Thank for those who have more knowledge about derivatives taking the time to make some explanations. Admittedly my patience was too short to elaborate sufficiently.
It doesn't really matter that some people are ignorant of the utility of derivatives, because they will always gravitate to what is succeeding.
And derivatives boost the ecosystem by orders-of-magnitude, because a large portion of the business world can't participate without them. No hedging, sorry they can't do Bitcoin.
how do side chains fit in to this scenario of derivatives
Merged-mining was
my recent idea of how to do the programmable block chain correctly, not Ethereum nor Bitshares.
Bitshares actually started out as groups competing application-specific blockchains but all minor chains were abandoned in favor of pushing BTSX (branded just "BTS") adoption to get bitUSD network effect.
This is useful case history feedback.
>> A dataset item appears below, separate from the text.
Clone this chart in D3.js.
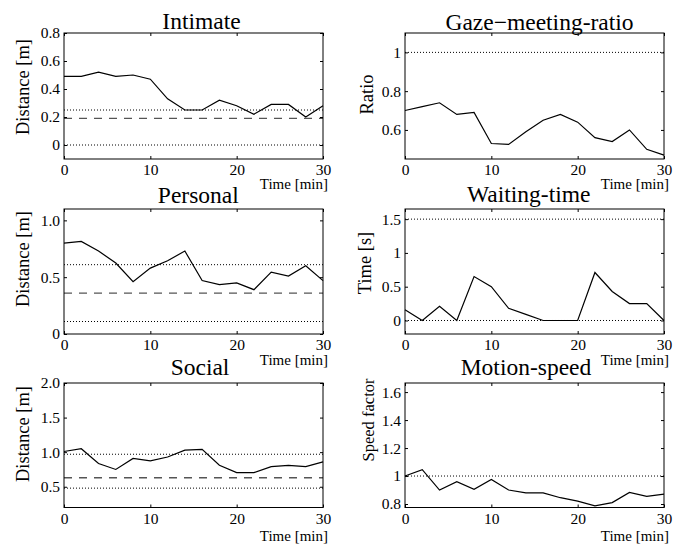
<!DOCTYPE html>
<html>
<head>
<meta charset="utf-8">
<script src="https://cdn.jsdelivr.net/npm/d3@7"></script>
<style>
  body { margin: 0; background: #fff; }
  svg { display: block; }
  svg text { font-family: "Liberation Serif", "Times New Roman", "DejaVu Serif", serif; fill: #000; }
  .axis path, .axis line { stroke: #000; }
</style>
</head>
<body>
<svg id="chart"></svg>
<script>
// sample times, minutes
var times = [0, 2, 4, 6, 8, 10, 12, 14, 16, 18, 20, 22, 24, 26, 28, 30];
var xTicks = [0, 10, 20, 30];

// series
var intimate = [0.49, 0.49, 0.52, 0.49, 0.50, 0.47, 0.33, 0.25, 0.25, 0.32, 0.28, 0.22, 0.29, 0.29, 0.20, 0.28];
var gaze     = [0.70, 0.72, 0.74, 0.68, 0.69, 0.53, 0.525, 0.59, 0.65, 0.68, 0.64, 0.56, 0.54, 0.60, 0.50, 0.47];
var personal = [0.80, 0.815, 0.73, 0.625, 0.46, 0.58, 0.645, 0.73, 0.47, 0.435, 0.45, 0.39, 0.545, 0.51, 0.60, 0.47];
var waiting  = [0.16, 0, 0.21, 0, 0.65, 0.50, 0.18, 0.09, 0, 0, 0, 0.71, 0.43, 0.25, 0.25, 0];
var social   = [1.01, 1.05, 0.835, 0.75, 0.91, 0.875, 0.93, 1.03, 1.04, 0.81, 0.705, 0.705, 0.79, 0.81, 0.79, 0.86];
var motion   = [1.0, 1.045, 0.90, 0.96, 0.905, 0.975, 0.90, 0.88, 0.88, 0.845, 0.82, 0.787, 0.81, 0.883, 0.854, 0.87];

// reference levels
var intimateDotted = [0.25, 0], intimateDashed = [0.19];
var gazeDotted = [1];
var personalDotted = [0.61, 0.11], personalDashed = [0.36];
var waitingDotted = [1.5, 0];
var socialDotted = [0.97, 0.48], socialDashed = [0.63];
var motionDotted = [1];

// y ticks
var intimateTicks = [0, 0.2, 0.4, 0.6, 0.8], intimateLabels = ["0", "0.2", "0.4", "0.6", "0.8"];
var gazeTicks = [0.6, 0.8, 1], gazeLabels = ["0.6", "0.8", "1"];
var personalTicks = [0, 0.5, 1.0], personalLabels = ["0", "0.5", "1.0"];
var waitingTicks = [0, 0.5, 1, 1.5], waitingLabels = ["0", "0.5", "1", "1.5"];
var socialTicks = [0.5, 1.0, 1.5, 2.0], socialLabels = ["0.5", "1.0", "1.5", "2.0"];
var motionTicks = [0.8, 1, 1.2, 1.4, 1.6], motionLabels = ["0.8", "1", "1.2", "1.4", "1.6"];

var titles = ["Intimate", "Gaze\u2212meeting-ratio", "Personal", "Waiting-time", "Social", "Motion-speed"];
var yTitles = ["Distance [m]", "Ratio", "Distance [m]", "Time [s]", "Distance [m]", "Speed factor"];

const W = 684, H = 547;
const serif = '"Liberation Serif", "Times New Roman", "DejaVu Serif", serif';
var svg = d3.select("#chart").attr("width", W).attr("height", H);

var cols = [[64, 323], [405, 664]];
var rows = [[33, 159], [209, 334], [383, 507.5]];

var panels = [
  { values: intimate, dom: [-0.1, 0.8], ticks: intimateTicks, labels: intimateLabels, dotted: intimateDotted, dashed: intimateDashed,
    tx: 201.5, ty: 29, lx: 23, ly: 87, lsize: 18.5, xl: 30 },
  { values: gaze, dom: [0.45, 1.1], ticks: gazeTicks, labels: gazeLabels, dotted: gazeDotted, dashed: [],
    tx: 539.5, ty: 30, lx: 367, ly: 94.5, lsize: 18.5, xl: 30 },
  { values: personal, dom: [0, 1.1], ticks: personalTicks, labels: personalLabels, dotted: personalDotted, dashed: personalDashed,
    tx: 198.3, ty: 203, lx: 23, ly: 259, lsize: 18.5, xl: 31 },
  { values: waiting, dom: [-0.2, 1.65], ticks: waitingTicks, labels: waitingLabels, dotted: waitingDotted, dashed: [],
    tx: 528.7, ty: 201.5, lx: 365, ly: 263, lsize: 18.5, xl: 31 },
  { values: social, dom: [0.2, 2.0], ticks: socialTicks, labels: socialLabels, dotted: socialDotted, dashed: socialDashed,
    tx: 200, ty: 375, lx: 23, ly: 434, lsize: 18.5, xl: 33 },
  { values: motion, dom: [0.775, 1.665], ticks: motionTicks, labels: motionLabels, dotted: motionDotted, dashed: [],
    tx: 526, ty: 375, lx: 368, ly: 420, lsize: 16.5, xl: 33 }
];

panels.forEach((p, i) => {
  let c = cols[i % 2], r = rows[Math.floor(i / 2)];
  let x = d3.scaleLinear().domain([0, 30]).range(c);
  let y = d3.scaleLinear().domain(p.dom).range([r[1], r[0]]);
  let g = svg.append("g");

  // reference lines
  p.dotted.forEach(v => {
    g.append("line").attr("x1", c[0]).attr("x2", c[1]).attr("y1", y(v)).attr("y2", y(v))
      .attr("stroke", "#000").attr("stroke-width", 1).attr("stroke-dasharray", "1,2");
  });
  p.dashed.forEach(v => {
    g.append("line").attr("x1", c[0]).attr("x2", c[1]).attr("y1", y(v)).attr("y2", y(v))
      .attr("stroke", "#555").attr("stroke-width", 1.3).attr("stroke-dasharray", "8,7");
  });

  // data
  let line = d3.line().x((d, k) => x(times[k])).y(d => y(d));
  g.append("path").datum(p.values).attr("d", line)
    .attr("fill", "none").attr("stroke", "#000").attr("stroke-width", 1.2);

  // axes, ticks inward on all four sides
  g.append("g").attr("class", "axis").attr("transform", `translate(0,${r[1]})`)
    .call(d3.axisBottom(x).tickValues(xTicks).tickSize(-3).tickPadding(5).tickFormat(d3.format("d")));
  g.append("g").attr("class", "axis").attr("transform", `translate(0,${r[0]})`)
    .call(d3.axisTop(x).tickValues(xTicks).tickSize(-3).tickFormat(""));
  g.append("g").attr("class", "axis").attr("transform", `translate(${c[0]},0)`)
    .call(d3.axisLeft(y).tickValues(p.ticks).tickSize(-3).tickPadding(4).tickFormat((d, k) => p.labels[k]));
  g.append("g").attr("class", "axis").attr("transform", `translate(${c[1]},0)`)
    .call(d3.axisRight(y).tickValues(p.ticks).tickSize(-3).tickFormat(""));
  g.selectAll(".axis .domain").remove();
  g.selectAll(".axis text").attr("font-family", serif).attr("font-size", 15.5);

  g.append("rect").attr("x", c[0]).attr("y", r[0]).attr("width", c[1] - c[0]).attr("height", r[1] - r[0])
    .attr("fill", "none").attr("stroke", "#000").attr("stroke-width", 1);

  // titles and labels
  g.append("text").attr("x", p.tx).attr("y", p.ty).attr("text-anchor", "middle")
    .attr("font-family", serif).attr("font-size", 23.5).text(titles[i]);
  g.append("text").attr("transform", `translate(${p.lx},${p.ly}) rotate(-90)`)
    .attr("text-anchor", "middle").attr("dy", "0.35em")
    .attr("font-family", serif).attr("font-size", p.lsize).text(yTitles[i]);
  g.append("text").attr("x", c[1] + 5).attr("y", r[1] + p.xl).attr("text-anchor", "end")
    .attr("font-family", serif).attr("font-size", 15).text("Time [min]");
});
</script>
</body>
</html>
I like data. Thanks.
I don't think it would be possible to put monetary value in each side-chain. Naturally the market would want to consolidate value because it reduces risk (except for the long-tail risk such as censorship of one chain, but markets don't usually place much value on long-tail risk).
Rather I advocate the programmable aspects be in side-chains, and be paid for with the main chain economic unit. The miners will mine them because they are incentivized with payment on a competing basis. This reduces risk of otherwise forcing all miners to process all experiments in programmability.
Realistically the application-specific chains that should emerge soonest are voting and DNS which both have BTS sidechain projects already underway.
Yes these are important functions of a programmable block chain.